• [Task prompt]:
Your task is to retype the lines from the opening of the material through the line that includes "y0=-0.01, y1=1 - 11". Do not copy the pictures.

• [Data excerpt]:
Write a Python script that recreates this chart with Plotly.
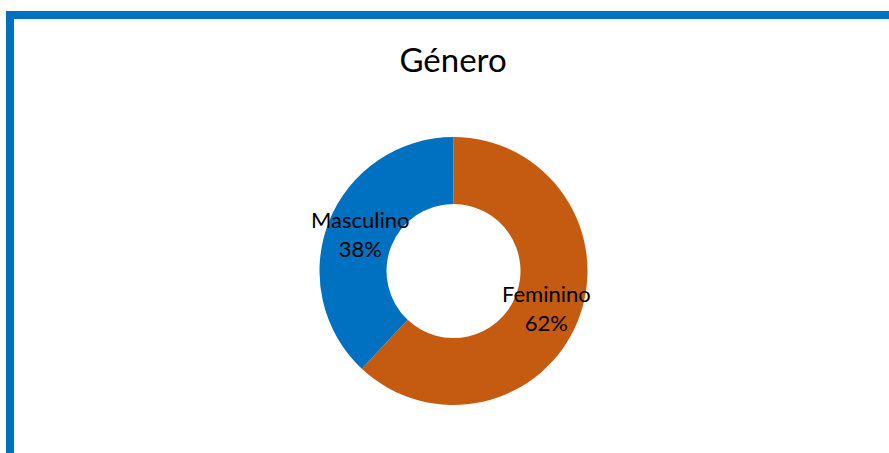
import math
import plotly.graph_objects as go

labels = ["Feminino", "Masculino"]
values = [62, 38]
colors = ["#C55A11", "#0070C0"]
title_text = "Género"

W, H = 889, 453
cx, cy, R, hole = 453.5, 271, 134, 0.5

fig = go.Figure(go.Pie(
    labels=labels, values=values, hole=hole, sort=False, direction="clockwise",
    rotation=0, marker=dict(colors=colors, line=dict(color="white", width=0)),
    textinfo="none", hoverinfo="label+percent", showlegend=False,
    domain=dict(x=[(cx - R) / W, (cx + R) / W], y=[1 - (cy + R) / H, 1 - (cy - R) / H]),
))

# labels at slice midpoints, mid-ring radius
total = sum(values)
cum = 0
rm = R * (1 + hole) / 2
for lab, v in zip(labels, values):
    mid = (cum + v / 2) / total
    ang = math.radians(90 - 360 * mid)
    x = cx + rm * math.cos(ang)
    y = cy - rm * math.sin(ang)
    pct = round(100 * v / total)
    fig.add_annotation(x=x / W, y=1 - y / H, xref="paper", yref="paper",
                       text=f"{lab}<br>{pct}%", showarrow=False,
                       font=dict(family="Lato", size=22, color="#000000"),
                       xanchor="center", yanchor="middle")
    cum += v

# border (top and left)
fig.add_shape(type="rect", xref="paper", yref="paper", x0=6 / W, x1=1.01,
              y0=1 - 19 / H, y1=1 - 11 / H, fillcolor="#0070C0", line_width=0)
fig.add_shape(type="rect", xref="paper", yref="paper", x0=6 / W, x1=14 / W,
              y0=-0.01, y1=1 - 11 / H, fillcolor="#0070C0", line_width=0)

fig.update_layout(
    width=W, height=H, margin=dict(l=0, r=0, t=0, b=0),
    paper_bgcolor="white", plot_bgcolor="white",
    title=dict(text=title_text, x=453 / W, xanchor="center", y=1 - 60 / H,
               yanchor="middle", yref="container",
               font=dict(family="Lato", size=33, color="#000000")),
)

fig.write_html("out.html", config={"displayModeBar": False},
               post_script="document.body.style.margin='0';document.body.style.overflow='hidden';")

• [The output]:
Write a Python script that recreates this chart with Plotly.
import math
import plotly.graph_objects as go

labels = ["Feminino", "Masculino"]
values = [62, 38]
colors = ["#C55A11", "#0070C0"]
title_text = "Género"

W, H = 889, 453
cx, cy, R, hole = 453.5, 271, 134, 0.5

fig = go.Figure(go.Pie(
    labels=labels, values=values, hole=hole, sort=False, direction="clockwise",
    rotation=0, marker=dict(colors=colors, line=dict(color="white", width=0)),
    textinfo="none", hoverinfo="label+percent", showlegend=False,
    domain=dict(x=[(cx - R) / W, (cx + R) / W], y=[1 - (cy + R) / H, 1 - (cy - R) / H]),
))

# labels at slice midpoints, mid-ring radius
total = sum(values)
cum = 0
rm = R * (1 + hole) / 2
for lab, v in zip(labels, values):
    mid = (cum + v / 2) / total
    ang = math.radians(90 - 360 * mid)
    x = cx + rm * math.cos(ang)
    y = cy - rm * math.sin(ang)
    pct = round(100 * v / total)
    fig.add_annotation(x=x / W, y=1 - y / H, xref="paper", yref="paper",
                       text=f"{lab}<br>{pct}%", showarrow=False,
                       font=dict(family="Lato", size=22, color="#000000"),
                       xanchor="center", yanchor="middle")
    cum += v

# border (top and left)
fig.add_shape(type="rect", xref="paper", yref="paper", x0=6 / W, x1=1.01,
              y0=1 - 19 / H, y1=1 - 11 / H, fillcolor="#0070C0", line_width=0)
fig.add_shape(type="rect", xref="paper", yref="paper", x0=6 / W, x1=14 / W,
              y0=-0.01, y1=1 - 11 / H, fillcolor="#0070C0", line_width=0)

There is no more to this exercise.